The LGBT organizations named in the petition issued statements denouncing it and rejecting the assertions made by Clayton. Chad Griffin, the president of the Human Rights Campaign, called the petition “unequivocally wrong,” noting that “The hate that killed Matthew Shepard killed Zella Ziona,” referring to the most recent murder of a transgender woman of color, in Gaithersburg, in October.
“The idea that we are somehow separate and apart is patently untrue,” said Griffin. “We are one movement, stronger in our unity. We are one community, period. And the Human Rights Campaign will not be done working until equality reaches every single one of us.”
“GLAAD stands firmly with the transgender community and unequivocally rejects the outrageous and destructive idea that the ‘T’ be removed from LGBT,” GLAAD CEO and President Sarah Kate Ellis said in a statement. “For decades, transgender people have worked alongside lesbian, gay, and bisexual people to advance equality for everyone, often leading the way in the movement for full equality and acceptance. Many trans people are also lesbian, gay, and bisexual — they are an inextricable and invaluable part of the LGB community. At a time when anti-LGBT activists continue to attack the basic rights and protections essential to all of our lives, we must stand together, rather than succumb to the ruin of divisiveness.”

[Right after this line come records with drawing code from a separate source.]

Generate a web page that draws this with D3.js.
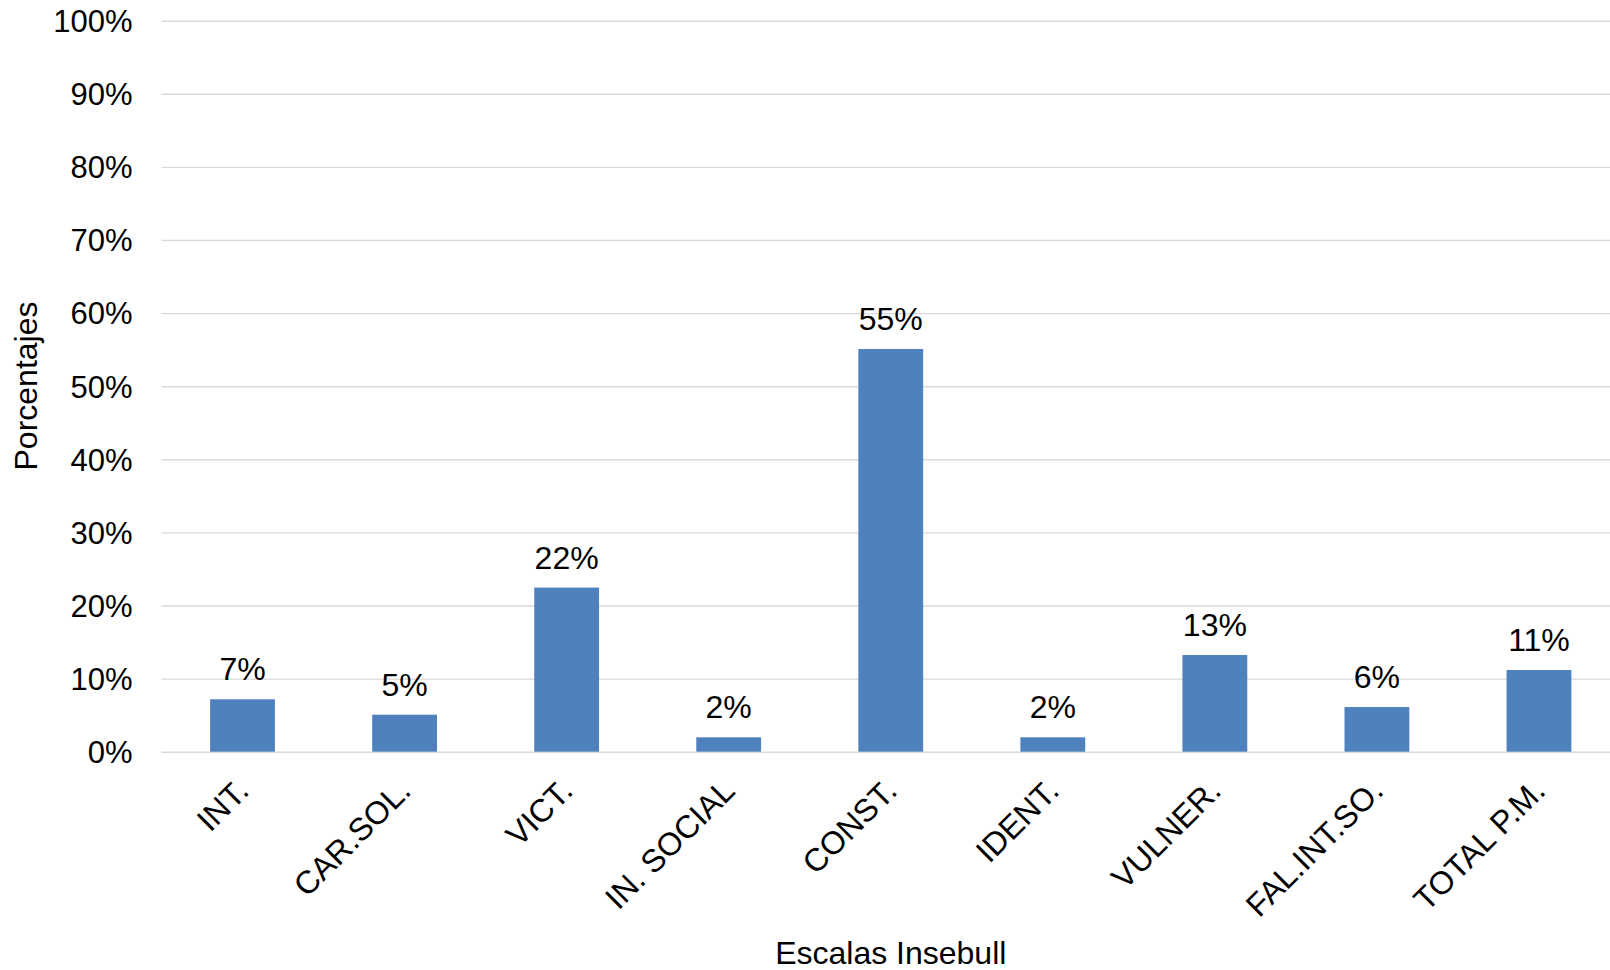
<!DOCTYPE html>
<html>
<head>
<meta charset="utf-8">
<script src="https://cdn.jsdelivr.net/npm/d3@7"></script>
<style>
  html, body { margin: 0; padding: 0; background: #ffffff; overflow: hidden; }
  svg { display: block; }
  text { font-family: "Liberation Sans", Arial, sans-serif; fill: #000000; }
</style>
</head>
<body>
<svg id="chart" width="1610" height="970"></svg>
<script>
// Escalas Insebull: share of cases per scale
const categories = ["INT.", "CAR.SOL.", "VICT.", "IN. SOCIAL", "CONST.", "IDENT.", "VULNER.", "FAL.INT.SO.", "TOTAL P.M."];
const values = [0.0717, 0.0506, 0.2245, 0.0197, 0.5509, 0.0197, 0.1323, 0.0611, 0.1118];
const yTicks = [0, 0.1, 0.2, 0.3, 0.4, 0.5, 0.6, 0.7, 0.8, 0.9, 1.0];
const yTitle = "Porcentajes";
const xTitle = "Escalas Insebull";

const FS = 32;
const svg = d3.select("#chart");
const W = 1610, H = 970;
// plot area runs slightly past the right edge of the canvas
const margin = { top: 20.7, right: -10, bottom: H - 751.7, left: 161.5 };
const innerW = W - margin.left - margin.right;
const innerH = H - margin.top - margin.bottom;

const g = svg.append("g").attr("transform", `translate(${margin.left},${margin.top})`);

const x = d3.scaleBand()
  .domain(categories)
  .range([0, innerW])
  .paddingInner(0.6)
  .paddingOuter(0.3);

const y = d3.scaleLinear().domain([0, 1]).range([innerH, 0]);
const pct = d3.format(".0%");

// horizontal gridlines + y tick labels
const yAxis = d3.axisLeft(y)
  .tickValues(yTicks)
  .tickFormat(pct)
  .tickSize(-innerW)
  .tickPadding(29);

const ya = g.append("g").call(yAxis);
ya.select(".domain").remove();
ya.selectAll(".tick line").attr("stroke", "#d9d9d9").attr("stroke-width", 1.4);
ya.selectAll(".tick text")
  .attr("font-size", 31)
  .attr("dy", "0.35em")
  .style("font-family", "'Liberation Sans', Arial, sans-serif")
  .attr("fill", "#000");

const rows = categories.map((c, i) => ({ c, v: values[i] }));

// bars
g.selectAll("rect.bar")
  .data(rows)
  .join("rect")
  .attr("class", "bar")
  .attr("x", d => x(d.c))
  .attr("width", x.bandwidth())
  .attr("y", d => y(d.v))
  .attr("height", d => innerH - y(d.v))
  .attr("fill", "#4f81bd");

// value labels
g.selectAll("text.val")
  .data(rows)
  .join("text")
  .attr("class", "val")
  .attr("x", d => x(d.c) + x.bandwidth() / 2)
  .attr("y", d => y(d.v) - 19)
  .attr("text-anchor", "middle")
  .attr("font-size", FS)
  .text(d => pct(d.v));

// category labels, rotated
const xAxis = d3.axisBottom(x).tickSize(0).tickPadding(0);
const xa = g.append("g").attr("transform", `translate(0,${innerH})`).call(xAxis);
xa.select(".domain").remove();
xa.selectAll(".tick text")
  .attr("font-size", FS)
  .style("font-family", "'Liberation Sans', Arial, sans-serif")
  .attr("fill", "#000")
  .attr("text-anchor", "end")
  .attr("x", 0)
  .attr("y", 0)
  .attr("dy", 0)
  .attr("transform", "translate(8,41) rotate(-45)");

// axis titles
svg.append("text")
  .attr("transform", `translate(37,386) rotate(-90)`)
  .attr("text-anchor", "middle")
  .attr("font-size", FS)
  .text(yTitle);

svg.append("text")
  .attr("x", margin.left + innerW / 2)
  .attr("y", 964)
  .attr("text-anchor", "middle")
  .attr("font-size", FS)
  .text(xTitle);
</script>
</body>
</html>
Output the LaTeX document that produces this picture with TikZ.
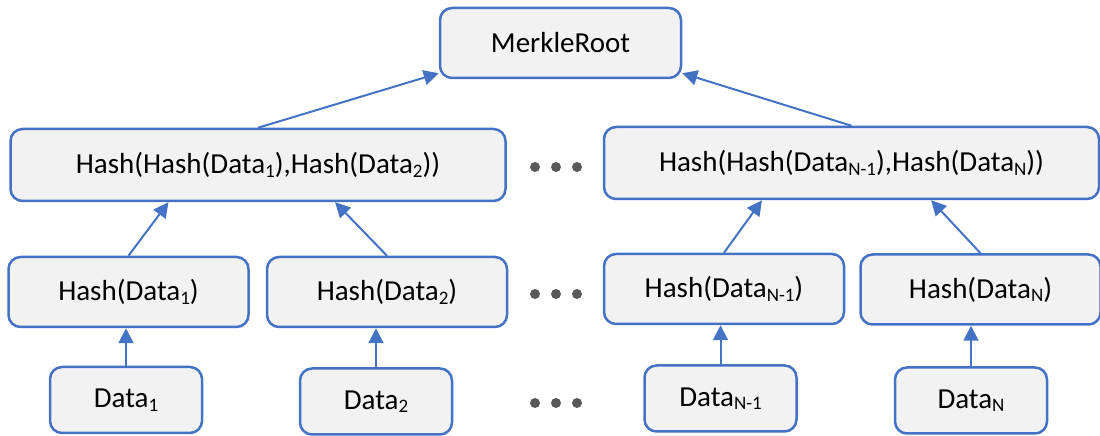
\documentclass[tikz,border=0pt]{standalone}
\usepackage{fontspec}
\setmainfont{Carlito}
\usetikzlibrary{positioning, arrows.meta, calc}
\definecolor{edgeblue}{HTML}{4472C4}
\definecolor{boxgray}{HTML}{F2F2F2}
\definecolor{dotgray}{HTML}{595959}
\newcommand{\sbs}[1]{\raisebox{-0.12em}{\fontsize{19}{19}\selectfont #1}}
\tikzset{
  blk/.style   = {draw=edgeblue, fill=boxgray, rounded corners=12pt,
                  line width=2.5pt, inner sep=0pt, font=\fontsize{29}{35}\selectfont},
  rootbox/.style = {blk, minimum width=241pt, minimum height=70pt},
  pairbox/.style = {blk, minimum width=495pt, minimum height=72pt},
  hashbox/.style = {blk, minimum width=240pt, minimum height=70pt},
  databox/.style = {blk, minimum width=152pt, minimum height=66pt},
  ar/.style    = {-{Triangle[length=15pt,width=15pt]}, draw=edgeblue, line width=2pt},
  gap/.style   = {fill=dotgray},
}

\begin{document}
\begin{tikzpicture}[x=1pt, y=1pt]
  \useasboundingbox (0,0) rectangle (1100,436);

  \node[rootbox] (root) at (560.5,393) {MerkleRoot};

  \node[pairbox] (ha) at (258,271)   {Hash(Hash(Data\sbs{1}),Hash(Data\sbs{2}))};
  \node[pairbox] (hb) at (851.5,273) {Hash(Hash(Data\sbs{N-1}),Hash(Data\sbs{N}))};

  \node[hashbox] (h1) at (128.5,144) {Hash(Data\sbs{1})};
  \node[hashbox] (h2) at (387,144)   {Hash(Data\sbs{2})};
  \node[hashbox] (hm) at (724,147)   {Hash(Data\sbs{N-1})};
  \node[hashbox] (hn) at (980.5,146.5) {Hash(Data\sbs{N})};

  \node[databox] (d1) at (126,36)    {Data\sbs{1}};
  \node[databox] (d2) at (376,34.5)  {Data\sbs{2}};
  \node[databox] (dm) at (720.5,37.5) {Data\sbs{N-1}};
  \node[databox] (dn) at (971,35.5)  {Data\sbs{N}};

  % leaves up to their hashes
  \foreach \lo/\hi in {d1/h1, d2/h2, dm/hm, dn/hn}
    \draw[ar] (\lo.north) -- (\lo.north |- \hi.south);

  % pairs of hashes
  \draw[ar] (h1.north) -- ($(ha.south west)!0.32!(ha.south east)$);
  \draw[ar] (h2.north) -- ($(ha.south west)!0.655!(ha.south east)$);
  \draw[ar] (hm.north) -- ($(hb.south west)!0.32!(hb.south east)$);
  \draw[ar] (hn.north) -- ($(hb.south west)!0.66!(hb.south east)$);

  % root
  \draw[ar] (ha.north) -- ($(root.south west)+(0,6)$);
  \draw[ar] (hb.north) -- ($(root.south east)+(0,6)$);

  % skipped leaves
  \foreach \y in {269,142,33}
    \foreach \x in {535,556,577}
      \fill[gap] (\x,\y) circle (5pt);
\end{tikzpicture}
\end{document}
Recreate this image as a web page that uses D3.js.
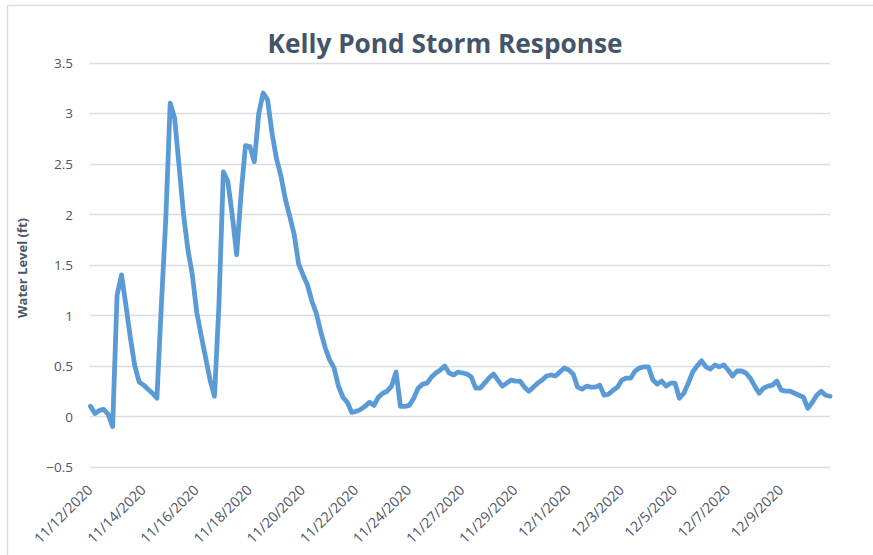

“It is unfortunate that we even need to respond to this divisive petition because we did not wish to draw more attention to it, but let us be clear: We reject the call to divide our movement and the wrong-headed reasons offered by those supporting this petition,” wrote Lambda Legal in response. “We are fighting together for an end to discrimination and violence based on sexual orientation as well as gender identity and expression because these are all forms of prejudice and abuses of power that are rooted in hatred, fear and a lack of understanding of those who are perceived as not conforming to gender stereotypes.
“Transgender people helped lead the way for our movement’s liberation at Stonewall and even before then,” Lambda Legal continued. “We are one movement commonly seeking the liberty to be our true and full selves, to be free from acts of bias and to live our lives with dignity. When times get tough — as they have in the recent political loss in Houston, and in the many tragic instances of murder and suicide across the country — we must strengthen our community and our movement for justice, not divide it. Lambda Legal will never stop fighting for all LGBT people and people living with HIV. We will win together.”
Other LGBT activists have since created their own petition on Change.org to counter the attempt to drive a wedge between members of the community. As of Monday evening, 2,946 people had signed onto the “We stand with trans people – Reject ‘Drop the T’” petition.
“We utterly reject the notion that the association of trans rights and issues under the LGBTQ+ umbrella is ‘regressive and actually hostile to the goals of women and gay men,’ writes the counter-petition’s author, Jonathan Boniface of Hexham, in the United Kingdom. “Further, we argue that the petition by ‘Drop the T’ is little more than thinly veiled transphobia which puts forward a whole range of misconceptions that will actively perpetuate discrimination against trans people. …We urge you reject their petition and continue to work the rest of the LGBT+ umbrella to promote the wellbeing of all those within our community.”